- **Written problem**
Find the lines of data that contain the string "chart", then list them.

┌──

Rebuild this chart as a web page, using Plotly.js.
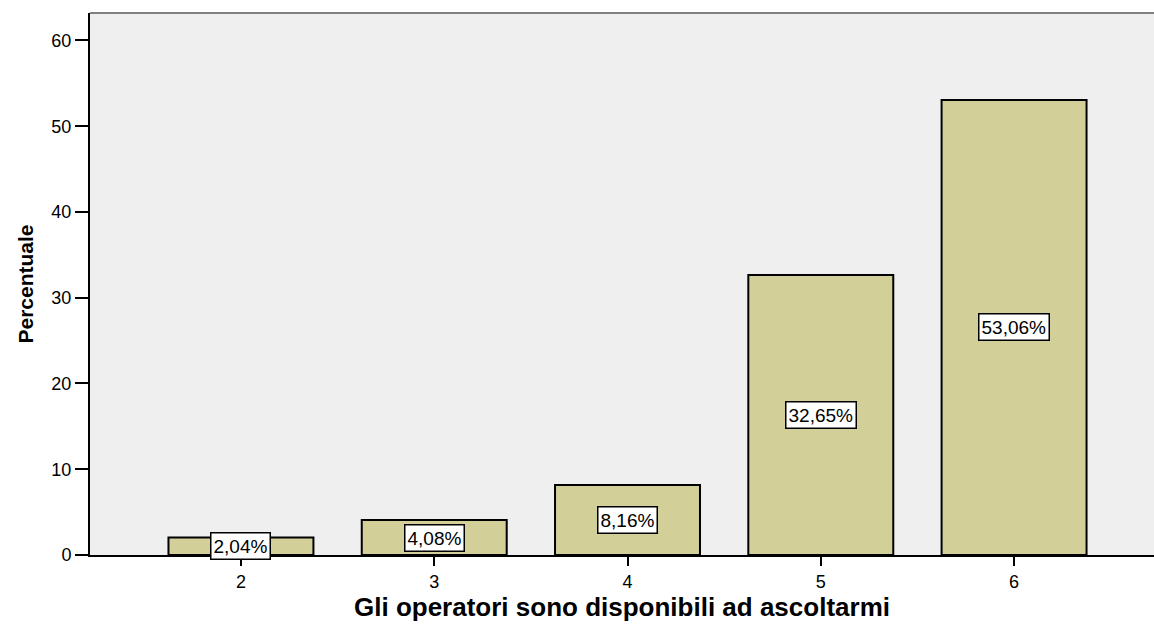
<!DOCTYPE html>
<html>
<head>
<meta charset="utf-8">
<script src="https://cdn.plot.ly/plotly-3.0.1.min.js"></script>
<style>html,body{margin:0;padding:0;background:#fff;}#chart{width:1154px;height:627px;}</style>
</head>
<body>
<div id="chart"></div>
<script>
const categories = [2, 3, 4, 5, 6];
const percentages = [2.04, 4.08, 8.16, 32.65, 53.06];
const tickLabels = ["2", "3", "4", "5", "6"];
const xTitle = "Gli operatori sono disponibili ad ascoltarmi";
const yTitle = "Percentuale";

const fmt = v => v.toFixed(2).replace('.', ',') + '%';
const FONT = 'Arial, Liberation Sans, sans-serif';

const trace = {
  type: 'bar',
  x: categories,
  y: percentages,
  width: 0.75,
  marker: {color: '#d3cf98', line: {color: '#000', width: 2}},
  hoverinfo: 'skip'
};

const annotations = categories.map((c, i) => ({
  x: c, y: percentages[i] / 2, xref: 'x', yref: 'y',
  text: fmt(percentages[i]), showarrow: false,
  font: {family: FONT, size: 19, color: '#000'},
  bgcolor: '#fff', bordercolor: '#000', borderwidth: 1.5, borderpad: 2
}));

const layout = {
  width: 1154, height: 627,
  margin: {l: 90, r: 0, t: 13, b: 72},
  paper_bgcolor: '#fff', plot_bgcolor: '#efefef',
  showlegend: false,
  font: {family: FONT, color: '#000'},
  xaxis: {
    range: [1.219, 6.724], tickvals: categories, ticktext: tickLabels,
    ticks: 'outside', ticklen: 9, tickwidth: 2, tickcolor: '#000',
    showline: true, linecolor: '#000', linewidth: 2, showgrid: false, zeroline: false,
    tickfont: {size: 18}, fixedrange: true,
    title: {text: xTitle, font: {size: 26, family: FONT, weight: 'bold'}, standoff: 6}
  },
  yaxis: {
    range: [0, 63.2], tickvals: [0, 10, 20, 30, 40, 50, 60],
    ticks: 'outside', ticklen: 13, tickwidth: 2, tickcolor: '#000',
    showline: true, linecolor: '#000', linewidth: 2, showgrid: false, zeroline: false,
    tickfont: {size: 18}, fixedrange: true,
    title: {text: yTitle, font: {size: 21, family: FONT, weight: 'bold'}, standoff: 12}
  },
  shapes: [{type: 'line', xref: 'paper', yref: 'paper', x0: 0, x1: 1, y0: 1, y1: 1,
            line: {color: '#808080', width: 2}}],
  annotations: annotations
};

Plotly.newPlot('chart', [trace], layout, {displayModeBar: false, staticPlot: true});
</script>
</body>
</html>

└──
┌──

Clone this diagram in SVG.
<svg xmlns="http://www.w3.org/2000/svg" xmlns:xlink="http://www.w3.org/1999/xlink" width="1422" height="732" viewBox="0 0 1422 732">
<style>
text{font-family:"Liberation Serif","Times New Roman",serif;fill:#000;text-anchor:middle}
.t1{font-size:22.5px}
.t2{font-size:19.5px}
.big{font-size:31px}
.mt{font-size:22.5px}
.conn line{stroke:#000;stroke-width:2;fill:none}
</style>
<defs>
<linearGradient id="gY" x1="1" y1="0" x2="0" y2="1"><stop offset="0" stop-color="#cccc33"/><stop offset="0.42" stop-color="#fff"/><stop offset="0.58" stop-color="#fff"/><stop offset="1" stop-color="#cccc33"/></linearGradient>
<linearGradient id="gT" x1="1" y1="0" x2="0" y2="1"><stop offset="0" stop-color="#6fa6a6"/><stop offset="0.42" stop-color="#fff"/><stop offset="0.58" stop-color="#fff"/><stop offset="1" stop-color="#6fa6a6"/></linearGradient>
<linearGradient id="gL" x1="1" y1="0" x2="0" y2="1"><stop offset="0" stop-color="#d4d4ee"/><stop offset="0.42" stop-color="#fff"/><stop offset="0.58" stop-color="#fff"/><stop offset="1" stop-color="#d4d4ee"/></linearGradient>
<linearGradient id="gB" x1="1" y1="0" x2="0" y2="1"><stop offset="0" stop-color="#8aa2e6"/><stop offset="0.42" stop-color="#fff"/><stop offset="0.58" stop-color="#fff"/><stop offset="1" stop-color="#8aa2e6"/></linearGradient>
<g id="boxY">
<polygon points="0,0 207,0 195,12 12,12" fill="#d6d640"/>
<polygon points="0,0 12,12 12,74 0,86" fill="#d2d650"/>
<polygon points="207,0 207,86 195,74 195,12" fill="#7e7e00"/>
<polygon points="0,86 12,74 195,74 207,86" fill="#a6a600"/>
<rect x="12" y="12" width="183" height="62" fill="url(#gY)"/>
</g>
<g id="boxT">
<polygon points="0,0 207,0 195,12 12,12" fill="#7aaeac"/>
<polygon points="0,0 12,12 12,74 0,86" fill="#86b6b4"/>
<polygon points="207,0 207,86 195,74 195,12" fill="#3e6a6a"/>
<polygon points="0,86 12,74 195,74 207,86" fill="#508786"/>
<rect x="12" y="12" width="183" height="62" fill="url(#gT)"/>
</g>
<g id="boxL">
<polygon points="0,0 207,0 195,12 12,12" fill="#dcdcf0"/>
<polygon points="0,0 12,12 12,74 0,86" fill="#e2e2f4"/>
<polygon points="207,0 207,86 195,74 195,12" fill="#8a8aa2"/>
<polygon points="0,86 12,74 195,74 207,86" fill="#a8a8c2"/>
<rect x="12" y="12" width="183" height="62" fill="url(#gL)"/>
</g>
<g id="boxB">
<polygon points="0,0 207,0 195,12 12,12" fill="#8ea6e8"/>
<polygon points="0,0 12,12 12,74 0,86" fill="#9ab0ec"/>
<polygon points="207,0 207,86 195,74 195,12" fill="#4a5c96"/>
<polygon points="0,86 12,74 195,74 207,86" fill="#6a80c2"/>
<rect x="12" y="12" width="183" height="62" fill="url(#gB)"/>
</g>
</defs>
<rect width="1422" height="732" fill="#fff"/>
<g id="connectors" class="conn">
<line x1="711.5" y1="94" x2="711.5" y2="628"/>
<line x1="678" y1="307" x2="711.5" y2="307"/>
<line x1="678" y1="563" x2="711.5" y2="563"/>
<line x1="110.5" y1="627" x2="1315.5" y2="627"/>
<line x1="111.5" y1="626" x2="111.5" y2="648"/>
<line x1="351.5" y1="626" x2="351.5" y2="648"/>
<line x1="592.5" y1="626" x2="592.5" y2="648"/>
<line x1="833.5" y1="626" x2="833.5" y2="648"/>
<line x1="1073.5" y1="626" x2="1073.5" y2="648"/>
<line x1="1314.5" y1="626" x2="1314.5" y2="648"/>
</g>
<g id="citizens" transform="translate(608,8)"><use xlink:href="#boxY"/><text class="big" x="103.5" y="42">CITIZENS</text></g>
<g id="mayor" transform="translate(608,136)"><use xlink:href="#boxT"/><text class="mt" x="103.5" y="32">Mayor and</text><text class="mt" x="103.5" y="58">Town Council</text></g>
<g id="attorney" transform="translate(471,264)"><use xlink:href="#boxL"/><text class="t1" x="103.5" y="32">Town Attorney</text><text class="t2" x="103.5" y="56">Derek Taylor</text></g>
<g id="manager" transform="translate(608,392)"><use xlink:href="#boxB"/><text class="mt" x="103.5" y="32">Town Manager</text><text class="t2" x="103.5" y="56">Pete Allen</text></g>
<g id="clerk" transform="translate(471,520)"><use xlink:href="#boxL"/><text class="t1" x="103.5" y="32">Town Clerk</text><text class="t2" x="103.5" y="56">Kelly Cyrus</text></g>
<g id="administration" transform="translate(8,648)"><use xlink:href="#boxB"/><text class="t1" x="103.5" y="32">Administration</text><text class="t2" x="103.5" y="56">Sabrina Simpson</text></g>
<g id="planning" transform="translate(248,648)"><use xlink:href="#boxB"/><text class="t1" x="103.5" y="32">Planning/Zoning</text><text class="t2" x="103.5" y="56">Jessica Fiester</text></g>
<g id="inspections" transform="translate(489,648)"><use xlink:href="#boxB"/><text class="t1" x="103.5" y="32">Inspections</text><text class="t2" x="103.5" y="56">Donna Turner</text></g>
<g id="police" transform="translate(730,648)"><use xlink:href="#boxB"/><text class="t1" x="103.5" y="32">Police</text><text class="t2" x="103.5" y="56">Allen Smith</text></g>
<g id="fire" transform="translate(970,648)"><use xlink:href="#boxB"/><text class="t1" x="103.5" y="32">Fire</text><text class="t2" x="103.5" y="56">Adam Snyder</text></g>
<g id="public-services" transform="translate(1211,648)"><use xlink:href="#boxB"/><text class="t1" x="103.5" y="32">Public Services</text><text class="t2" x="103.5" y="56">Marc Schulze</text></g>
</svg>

└──

- **Output below**
Rebuild this chart as a web page, using Plotly.js.
<style>html,body{margin:0;padding:0;background:#fff;}#chart{width:1154px;height:627px;}</style>
<div id="chart"></div>
Plotly.newPlot('chart', [trace], layout, {displayModeBar: false, staticPlot: true});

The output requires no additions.